▶ GIVEN INSTRUCTION: Reproduce the listing below from the line with "Rebuild this chart" to the line with "height = 952;", both lines included, character for character, minus any pictures.

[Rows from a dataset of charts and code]

_ _ _ _ _

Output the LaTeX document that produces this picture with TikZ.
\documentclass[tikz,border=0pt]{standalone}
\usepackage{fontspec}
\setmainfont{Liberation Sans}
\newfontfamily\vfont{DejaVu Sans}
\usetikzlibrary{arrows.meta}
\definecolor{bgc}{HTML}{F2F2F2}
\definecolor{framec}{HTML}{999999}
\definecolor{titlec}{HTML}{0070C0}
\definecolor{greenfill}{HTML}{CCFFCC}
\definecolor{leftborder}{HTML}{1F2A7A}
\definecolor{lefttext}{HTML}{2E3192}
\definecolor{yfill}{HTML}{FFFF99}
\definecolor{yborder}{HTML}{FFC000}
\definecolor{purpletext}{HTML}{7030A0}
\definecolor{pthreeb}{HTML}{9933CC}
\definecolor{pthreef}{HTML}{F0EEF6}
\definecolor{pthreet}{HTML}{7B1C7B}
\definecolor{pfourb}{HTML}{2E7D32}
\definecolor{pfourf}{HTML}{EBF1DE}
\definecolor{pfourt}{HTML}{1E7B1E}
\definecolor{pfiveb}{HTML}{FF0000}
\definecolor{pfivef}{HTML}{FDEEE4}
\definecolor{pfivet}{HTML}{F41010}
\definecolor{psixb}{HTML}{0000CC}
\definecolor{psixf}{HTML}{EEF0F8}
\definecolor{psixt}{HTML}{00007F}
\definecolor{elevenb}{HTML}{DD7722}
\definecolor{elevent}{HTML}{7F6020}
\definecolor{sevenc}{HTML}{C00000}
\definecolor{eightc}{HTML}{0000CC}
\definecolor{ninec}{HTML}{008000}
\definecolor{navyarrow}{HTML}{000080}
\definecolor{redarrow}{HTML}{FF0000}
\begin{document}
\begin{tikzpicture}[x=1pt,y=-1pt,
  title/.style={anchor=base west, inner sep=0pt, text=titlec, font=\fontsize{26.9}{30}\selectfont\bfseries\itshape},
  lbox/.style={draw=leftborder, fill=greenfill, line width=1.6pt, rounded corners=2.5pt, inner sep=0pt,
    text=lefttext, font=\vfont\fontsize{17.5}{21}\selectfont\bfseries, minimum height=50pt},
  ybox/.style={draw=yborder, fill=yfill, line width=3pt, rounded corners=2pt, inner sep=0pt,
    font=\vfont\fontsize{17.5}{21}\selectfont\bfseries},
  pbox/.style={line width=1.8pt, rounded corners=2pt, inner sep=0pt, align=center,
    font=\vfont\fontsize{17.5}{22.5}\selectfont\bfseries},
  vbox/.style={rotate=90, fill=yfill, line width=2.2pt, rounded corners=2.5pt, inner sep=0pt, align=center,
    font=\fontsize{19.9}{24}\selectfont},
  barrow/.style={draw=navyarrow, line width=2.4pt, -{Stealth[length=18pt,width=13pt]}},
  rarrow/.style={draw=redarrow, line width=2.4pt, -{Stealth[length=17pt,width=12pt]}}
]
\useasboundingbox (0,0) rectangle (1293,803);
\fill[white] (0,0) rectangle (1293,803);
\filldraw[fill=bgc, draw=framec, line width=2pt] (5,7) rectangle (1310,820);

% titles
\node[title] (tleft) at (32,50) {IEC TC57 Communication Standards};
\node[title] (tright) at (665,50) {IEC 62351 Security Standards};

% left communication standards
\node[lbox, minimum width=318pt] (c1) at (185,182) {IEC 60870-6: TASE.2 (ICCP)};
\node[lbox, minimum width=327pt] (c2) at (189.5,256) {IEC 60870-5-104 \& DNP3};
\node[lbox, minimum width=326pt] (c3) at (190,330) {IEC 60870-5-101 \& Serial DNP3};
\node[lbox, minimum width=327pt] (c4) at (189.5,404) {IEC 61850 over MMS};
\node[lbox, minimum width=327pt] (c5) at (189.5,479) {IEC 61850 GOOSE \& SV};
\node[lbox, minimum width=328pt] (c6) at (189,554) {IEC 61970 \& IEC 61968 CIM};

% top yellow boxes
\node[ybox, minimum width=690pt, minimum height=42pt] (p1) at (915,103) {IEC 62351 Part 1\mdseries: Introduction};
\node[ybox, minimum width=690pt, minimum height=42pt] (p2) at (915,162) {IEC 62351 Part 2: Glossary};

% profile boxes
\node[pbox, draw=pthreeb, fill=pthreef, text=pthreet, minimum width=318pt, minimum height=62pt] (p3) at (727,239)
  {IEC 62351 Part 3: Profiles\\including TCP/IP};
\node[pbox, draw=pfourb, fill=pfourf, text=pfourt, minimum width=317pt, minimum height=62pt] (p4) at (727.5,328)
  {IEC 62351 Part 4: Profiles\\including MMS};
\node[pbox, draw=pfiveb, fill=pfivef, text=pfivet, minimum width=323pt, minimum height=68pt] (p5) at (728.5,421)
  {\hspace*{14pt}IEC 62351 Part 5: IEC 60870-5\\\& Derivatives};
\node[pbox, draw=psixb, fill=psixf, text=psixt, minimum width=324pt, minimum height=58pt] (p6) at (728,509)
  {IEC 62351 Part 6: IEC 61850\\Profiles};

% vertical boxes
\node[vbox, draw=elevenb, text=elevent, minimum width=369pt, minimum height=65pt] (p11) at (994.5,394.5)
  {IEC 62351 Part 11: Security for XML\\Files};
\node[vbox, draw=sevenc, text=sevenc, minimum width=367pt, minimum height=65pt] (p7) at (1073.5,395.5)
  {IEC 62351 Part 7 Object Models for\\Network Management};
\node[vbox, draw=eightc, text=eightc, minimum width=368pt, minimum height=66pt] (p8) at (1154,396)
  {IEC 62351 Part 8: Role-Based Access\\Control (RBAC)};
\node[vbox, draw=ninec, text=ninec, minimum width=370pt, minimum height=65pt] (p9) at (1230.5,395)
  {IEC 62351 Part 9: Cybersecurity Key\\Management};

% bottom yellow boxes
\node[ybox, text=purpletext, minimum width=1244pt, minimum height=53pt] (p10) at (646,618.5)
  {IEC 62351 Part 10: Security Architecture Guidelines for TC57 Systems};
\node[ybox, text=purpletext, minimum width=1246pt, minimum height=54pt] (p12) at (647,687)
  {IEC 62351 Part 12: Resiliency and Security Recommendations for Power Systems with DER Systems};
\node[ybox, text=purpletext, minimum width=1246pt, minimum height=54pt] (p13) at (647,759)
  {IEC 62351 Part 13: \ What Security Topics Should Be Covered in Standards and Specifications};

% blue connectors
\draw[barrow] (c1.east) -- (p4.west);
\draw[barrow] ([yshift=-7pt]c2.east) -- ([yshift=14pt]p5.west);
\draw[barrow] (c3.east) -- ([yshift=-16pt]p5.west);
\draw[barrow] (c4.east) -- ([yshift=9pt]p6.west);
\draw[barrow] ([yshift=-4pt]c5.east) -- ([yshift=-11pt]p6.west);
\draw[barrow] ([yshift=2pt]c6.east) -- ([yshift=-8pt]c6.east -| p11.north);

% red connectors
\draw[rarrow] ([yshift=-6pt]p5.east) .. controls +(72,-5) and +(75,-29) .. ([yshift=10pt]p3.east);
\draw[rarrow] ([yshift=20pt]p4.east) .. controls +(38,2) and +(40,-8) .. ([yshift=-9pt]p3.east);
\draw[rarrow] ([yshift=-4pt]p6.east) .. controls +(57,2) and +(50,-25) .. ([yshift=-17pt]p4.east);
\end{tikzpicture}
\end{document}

_ _ _ _ _

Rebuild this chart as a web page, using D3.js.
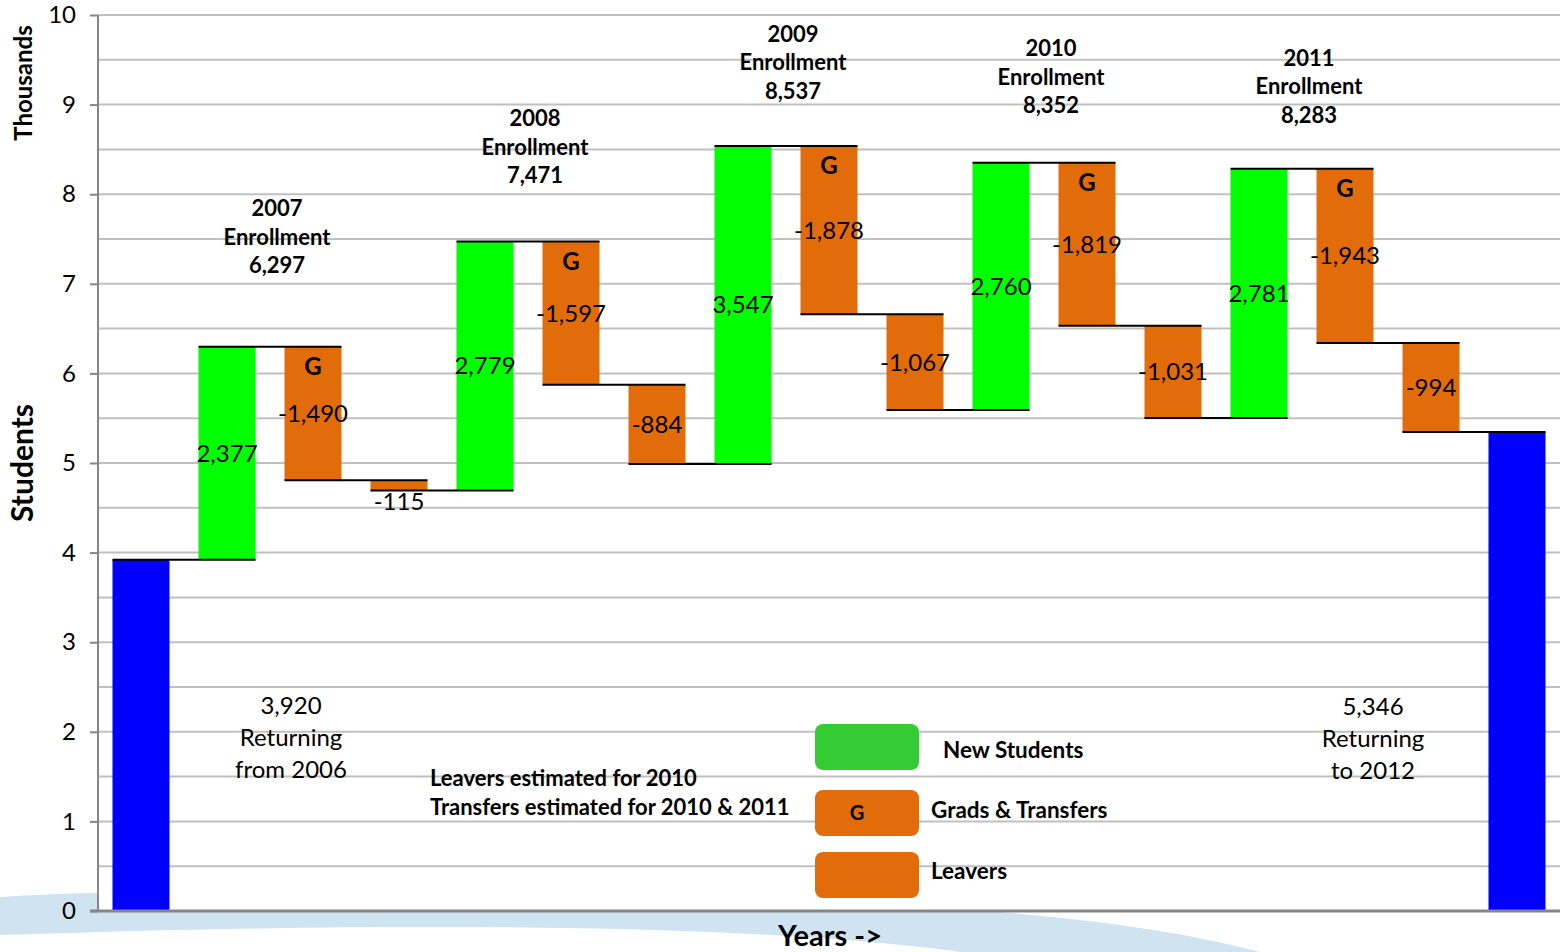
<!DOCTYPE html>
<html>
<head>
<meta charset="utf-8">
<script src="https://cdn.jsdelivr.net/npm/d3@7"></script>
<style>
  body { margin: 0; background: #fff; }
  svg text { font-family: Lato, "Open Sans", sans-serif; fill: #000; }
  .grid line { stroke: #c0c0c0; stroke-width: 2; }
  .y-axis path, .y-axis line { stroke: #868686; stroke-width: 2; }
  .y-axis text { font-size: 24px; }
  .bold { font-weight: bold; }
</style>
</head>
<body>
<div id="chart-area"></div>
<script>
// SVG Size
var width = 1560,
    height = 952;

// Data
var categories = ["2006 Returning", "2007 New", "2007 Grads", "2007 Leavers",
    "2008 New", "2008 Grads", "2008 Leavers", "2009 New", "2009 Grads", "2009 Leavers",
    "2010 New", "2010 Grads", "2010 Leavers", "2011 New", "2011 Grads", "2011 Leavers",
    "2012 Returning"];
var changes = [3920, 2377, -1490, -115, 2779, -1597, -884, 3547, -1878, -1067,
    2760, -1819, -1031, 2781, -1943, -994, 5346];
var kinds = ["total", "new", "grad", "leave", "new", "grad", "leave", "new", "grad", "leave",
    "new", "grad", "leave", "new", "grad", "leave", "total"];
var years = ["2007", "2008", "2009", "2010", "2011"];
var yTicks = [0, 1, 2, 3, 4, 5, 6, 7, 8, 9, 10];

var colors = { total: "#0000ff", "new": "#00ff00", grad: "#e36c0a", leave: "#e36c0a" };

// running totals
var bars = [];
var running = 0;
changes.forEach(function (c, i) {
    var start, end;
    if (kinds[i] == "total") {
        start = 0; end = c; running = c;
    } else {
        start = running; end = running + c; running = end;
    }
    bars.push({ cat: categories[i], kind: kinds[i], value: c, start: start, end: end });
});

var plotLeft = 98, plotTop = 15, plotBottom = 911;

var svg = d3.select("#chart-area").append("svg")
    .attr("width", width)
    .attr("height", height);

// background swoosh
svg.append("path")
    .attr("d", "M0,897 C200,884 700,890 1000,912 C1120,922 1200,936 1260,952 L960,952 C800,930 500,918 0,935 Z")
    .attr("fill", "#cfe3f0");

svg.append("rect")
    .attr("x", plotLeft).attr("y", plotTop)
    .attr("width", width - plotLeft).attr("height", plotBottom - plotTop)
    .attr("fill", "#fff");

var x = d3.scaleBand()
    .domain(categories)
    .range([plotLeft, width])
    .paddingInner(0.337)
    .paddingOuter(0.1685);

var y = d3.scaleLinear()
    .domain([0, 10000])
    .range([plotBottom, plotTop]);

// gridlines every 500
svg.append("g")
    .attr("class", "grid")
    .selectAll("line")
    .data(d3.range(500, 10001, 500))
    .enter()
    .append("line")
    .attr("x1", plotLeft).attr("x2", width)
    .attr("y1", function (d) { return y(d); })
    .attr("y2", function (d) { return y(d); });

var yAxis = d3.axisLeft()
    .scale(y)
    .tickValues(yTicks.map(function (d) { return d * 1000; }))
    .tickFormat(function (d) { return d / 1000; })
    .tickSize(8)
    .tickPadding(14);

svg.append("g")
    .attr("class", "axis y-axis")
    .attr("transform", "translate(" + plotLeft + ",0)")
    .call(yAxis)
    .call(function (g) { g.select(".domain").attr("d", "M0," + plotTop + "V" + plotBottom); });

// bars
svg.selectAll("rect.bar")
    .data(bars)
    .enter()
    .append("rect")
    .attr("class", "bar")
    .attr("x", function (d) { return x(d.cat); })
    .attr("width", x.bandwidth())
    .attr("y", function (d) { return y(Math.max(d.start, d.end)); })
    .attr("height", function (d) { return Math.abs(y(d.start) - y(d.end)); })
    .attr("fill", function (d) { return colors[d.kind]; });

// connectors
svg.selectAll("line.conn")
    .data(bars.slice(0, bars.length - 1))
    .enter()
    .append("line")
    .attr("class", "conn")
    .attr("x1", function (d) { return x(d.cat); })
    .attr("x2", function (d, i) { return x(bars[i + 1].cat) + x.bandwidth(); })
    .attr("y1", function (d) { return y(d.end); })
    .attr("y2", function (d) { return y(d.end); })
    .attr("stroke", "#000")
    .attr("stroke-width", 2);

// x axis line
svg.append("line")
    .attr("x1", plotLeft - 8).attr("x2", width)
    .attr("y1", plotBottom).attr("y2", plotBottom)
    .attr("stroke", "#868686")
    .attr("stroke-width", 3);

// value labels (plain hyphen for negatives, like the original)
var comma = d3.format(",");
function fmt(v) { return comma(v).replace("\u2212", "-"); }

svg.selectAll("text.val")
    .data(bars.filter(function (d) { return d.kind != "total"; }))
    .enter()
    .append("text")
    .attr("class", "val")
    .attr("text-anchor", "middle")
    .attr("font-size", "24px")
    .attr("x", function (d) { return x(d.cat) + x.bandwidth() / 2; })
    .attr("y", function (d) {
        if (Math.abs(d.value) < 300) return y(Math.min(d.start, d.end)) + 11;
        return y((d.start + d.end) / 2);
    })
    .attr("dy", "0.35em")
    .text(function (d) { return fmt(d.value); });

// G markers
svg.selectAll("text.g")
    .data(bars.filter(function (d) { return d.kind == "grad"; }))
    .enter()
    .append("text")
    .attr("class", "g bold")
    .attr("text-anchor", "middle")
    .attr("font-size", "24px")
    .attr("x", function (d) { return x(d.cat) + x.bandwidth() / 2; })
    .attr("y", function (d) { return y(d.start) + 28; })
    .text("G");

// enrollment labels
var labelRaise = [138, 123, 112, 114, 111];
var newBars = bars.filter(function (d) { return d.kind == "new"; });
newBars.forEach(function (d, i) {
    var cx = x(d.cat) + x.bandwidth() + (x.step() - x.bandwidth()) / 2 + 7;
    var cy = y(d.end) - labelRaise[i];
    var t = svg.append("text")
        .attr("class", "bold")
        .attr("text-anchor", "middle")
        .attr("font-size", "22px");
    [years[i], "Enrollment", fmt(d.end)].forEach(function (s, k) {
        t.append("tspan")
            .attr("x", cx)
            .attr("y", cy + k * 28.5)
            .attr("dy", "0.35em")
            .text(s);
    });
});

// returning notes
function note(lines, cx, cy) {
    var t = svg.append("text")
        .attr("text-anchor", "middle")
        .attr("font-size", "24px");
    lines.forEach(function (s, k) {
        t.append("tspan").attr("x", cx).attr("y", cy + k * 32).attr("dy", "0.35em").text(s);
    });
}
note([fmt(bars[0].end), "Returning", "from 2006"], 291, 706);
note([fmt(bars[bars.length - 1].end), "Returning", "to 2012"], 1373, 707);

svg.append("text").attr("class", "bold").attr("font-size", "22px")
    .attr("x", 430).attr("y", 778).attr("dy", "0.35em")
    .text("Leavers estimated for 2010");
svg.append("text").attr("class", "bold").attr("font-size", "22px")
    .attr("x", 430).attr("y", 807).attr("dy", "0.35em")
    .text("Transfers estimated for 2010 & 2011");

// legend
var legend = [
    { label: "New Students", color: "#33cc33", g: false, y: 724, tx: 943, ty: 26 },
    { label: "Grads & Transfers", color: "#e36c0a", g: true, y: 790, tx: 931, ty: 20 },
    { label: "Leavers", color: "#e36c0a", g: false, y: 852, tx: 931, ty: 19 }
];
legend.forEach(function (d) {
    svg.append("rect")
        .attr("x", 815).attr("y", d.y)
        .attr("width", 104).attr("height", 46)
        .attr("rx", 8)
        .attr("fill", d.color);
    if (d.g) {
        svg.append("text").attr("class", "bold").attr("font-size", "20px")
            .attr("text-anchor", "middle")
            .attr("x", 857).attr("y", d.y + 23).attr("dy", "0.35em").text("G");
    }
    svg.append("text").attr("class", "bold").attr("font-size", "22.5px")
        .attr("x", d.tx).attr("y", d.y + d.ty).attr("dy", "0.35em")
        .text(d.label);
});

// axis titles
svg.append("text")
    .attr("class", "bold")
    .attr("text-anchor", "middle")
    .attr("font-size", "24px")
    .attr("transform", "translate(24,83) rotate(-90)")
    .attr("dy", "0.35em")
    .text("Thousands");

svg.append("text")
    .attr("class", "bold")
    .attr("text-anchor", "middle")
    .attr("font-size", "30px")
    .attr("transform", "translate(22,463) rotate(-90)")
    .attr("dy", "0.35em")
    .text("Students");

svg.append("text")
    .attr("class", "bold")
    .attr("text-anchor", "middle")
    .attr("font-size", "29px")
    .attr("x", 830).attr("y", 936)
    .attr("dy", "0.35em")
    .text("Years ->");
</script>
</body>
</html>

_ _ _ _ _

▶ WRITTEN RESPONSE:
Rebuild this chart as a web page, using D3.js.
<!DOCTYPE html>
<html>
<head>
<meta charset="utf-8">
<script src="https://cdn.jsdelivr.net/npm/d3@7"></script>
<style>
  body { margin: 0; background: #fff; }
  svg text { font-family: Lato, "Open Sans", sans-serif; fill: #000; }
  .grid line { stroke: #c0c0c0; stroke-width: 2; }
  .y-axis path, .y-axis line { stroke: #868686; stroke-width: 2; }
  .y-axis text { font-size: 24px; }
  .bold { font-weight: bold; }
</style>
</head>
<body>
<div id="chart-area"></div>
<script>
// SVG Size
var width = 1560,
    height = 952;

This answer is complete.